Constant (Amsterdam) : Ce peintre fut l’un des théoriciens extrémistes de Cobra, de Reflex et de l’internationale situationniste. Constant a toujours vécu avec des animaux (familiers ou exotiques) et a conçu un bestiaire cruel d’animaux munis de griffes et de crocs acérés (même les oiseaux) aux formes, très schématiques et expressives, inspirées des dessins d’enfant. Constant a été très marqué par les guerres (2ème GM, Corée, Vietnam) ; l’animal, par sa vulnérabilité et son altérité, incarne à la fois la victime et la rébellion pour la liberté. Après Cobra, Constant a évolué vers l’abstraction et s’est intéressé à l’urbanisme et l’avenir des cités. Néanmoins, les animaux sont restés présents dans ses toiles.

Corneille (Amsterdam) : son œuvre est placé sous le thème de l’oiseau, dont le vol incarne le plaisir gratuit du mouvement. Son dessin enfantin, presque puéril, est une protestation contre l’art cérébral et les académismes, avec une volonté de jeu et une recherche hédoniste du plaisir, y compris dans l’acte de peindre. Corneille a beaucoup voyagé, notamment dans les pays désertiques dont il a rapporté un récit ("L’opulente monotonie") et le souvenir de pluies miraculeuses qui font, avec une fertilité subite, exploser la vie. Il cherche à susciter des impressions sensitives totales, à la fois visuelles et auditives en jouant sur les titres (ex : dans "Insectes en délire" ou "Le temps des abeilles", il cherche, sans montrer les insectes, à faire percevoir leurs stridulations et leurs bourdonnements). Corneille associe l’oiseau à l’insecte ailé ainsi qu’au serpent, lui-même étroitement associé au soleil sur lequel il love sa spirale… Le couple emblématique est celui de la femme et de l’oiseau, qui semble avoir une mission d’annonciation.
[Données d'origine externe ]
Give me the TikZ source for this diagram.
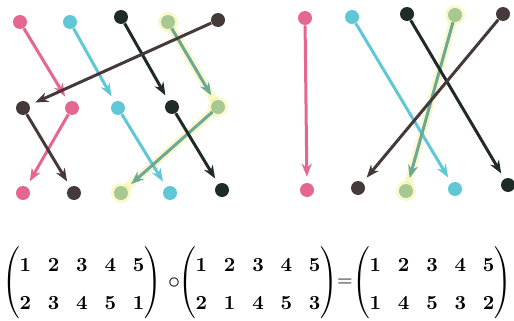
\documentclass[tikz,border=0pt]{standalone}
\usepackage{amsmath}
\usetikzlibrary{arrows.meta}
\definecolor{rose}{HTML}{E5668F}
\definecolor{sky}{HTML}{5FC7D6}
\definecolor{coal}{HTML}{1F2B29}
\definecolor{sage}{HTML}{6BA89B}
\definecolor{umber}{HTML}{45393A}
\definecolor{glow}{HTML}{F3F08A}
\renewcommand{\arraystretch}{1.6}
\setlength{\arraycolsep}{4.2pt}

\begin{document}
\begin{tikzpicture}[x=0.5pt,y=-0.5pt,>={Stealth[length=6.5pt,width=5pt]},
  dot/.style={circle,inner sep=0pt,minimum size=7pt},
  arr/.style={->,line width=1.5pt,shorten >=3pt},
  halo/.style={line width=4pt,glow,opacity=0.45},
  perm/.style={font=\boldmath}]
\useasboundingbox (0,0) rectangle (514,321);
% left: two steps
\foreach \n/\x/\y/\c in {t1/20/22/rose,t2/70/22/sky,t3/121/17/coal,t4/168/22/sage,t5/218/20/umber,
  m1/23/108/umber,m2/72/108/rose,m3/118/108/sky,m4/172/107/coal,m5/218/107/sage,
  b1/23/193/rose,b2/74/193/umber,b3/121/193/sage,b4/170/193/sky,b5/222/190/coal}{
\node[dot,fill=\c] (\n) at (\x,\y) {};}
% right: the product
\foreach \n/\x/\y/\c in {r1/305/18/rose,r2/352/17/sky,r3/407/14/coal,r4/455/15/sage,r5/503/14/umber,
  s1/307/190/rose,s2/358/188/umber,s3/406/191/sage,s4/455/189/sky,s5/508/185/coal}{
\node[dot,fill=\c] (\n) at (\x,\y) {};}
\foreach \n in {t4,m5,b3,r4,s3}{
\fill[glow,opacity=0.45] (\n) circle(5pt);}
\draw[halo] (t4)--(m5);
\draw[halo] (m5)--(b3);
\draw[halo] (r4)--(s3);
\draw[arr,rose] (t1)--(m2);
\draw[arr,rose] (m2)--(b1);
\draw[arr,sky] (t2)--(m3);
\draw[arr,sky] (m3)--(b4);
\draw[arr,sage] (t4)--(m5);
\draw[arr,sage] (m5)--(b3);
\draw[arr,coal] (t3)--(m4);
\draw[arr,coal] (m4)--(b5);
\draw[arr,umber] (t5)--(m1);
\draw[arr,umber] (m1)--(b2);
\draw[arr,rose] (r1)--(s1);
\draw[arr,sky] (r2)--(s4);
\draw[arr,sage] (r4)--(s3);
\draw[arr,coal] (r3)--(s5);
\draw[arr,umber] (r5)--(s2);
% the equation
\node[perm] (sig) at (82,283) {$\begin{pmatrix}1&2&3&4&5\\2&3&4&5&1\end{pmatrix}$};
\node[inner sep=0pt] (op) at (174,283) {\large$\circ$};
\node[perm] (tau) at (258,283) {$\begin{pmatrix}1&2&3&4&5\\2&1&4&5&3\end{pmatrix}$};
\node[inner sep=0pt] (eq) at (345,283) {$=$};
\node[perm] (prod) at (432,283) {$\begin{pmatrix}1&2&3&4&5\\1&4&5&3&2\end{pmatrix}$};
\end{tikzpicture}
\end{document}
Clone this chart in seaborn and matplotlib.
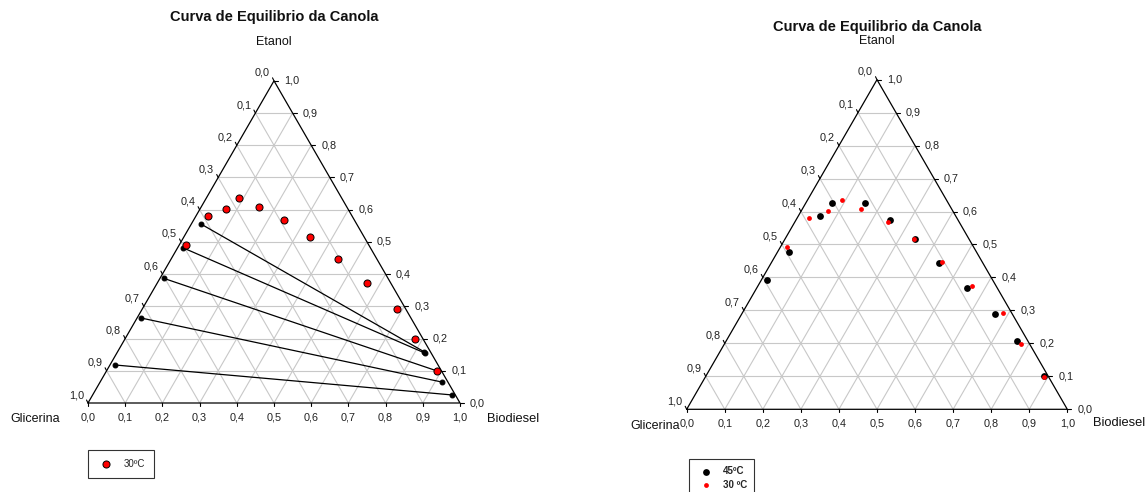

Corneille avoue dans un poème qu’il peint les oiseaux de son désir sur la toile du tableau sensible comme la peau d’une femme. Il existe une proximité intime et charnelle entre la femme, souvent peinte en situation d’attente ou endormie, et l’oiseau, qui ébauche parfois un picorement prédateur, comme s’il souhaitait se nourrir de la chair de la femme. Corneille s’est d’ailleurs, dans un autoportrait, représenté en oiseau.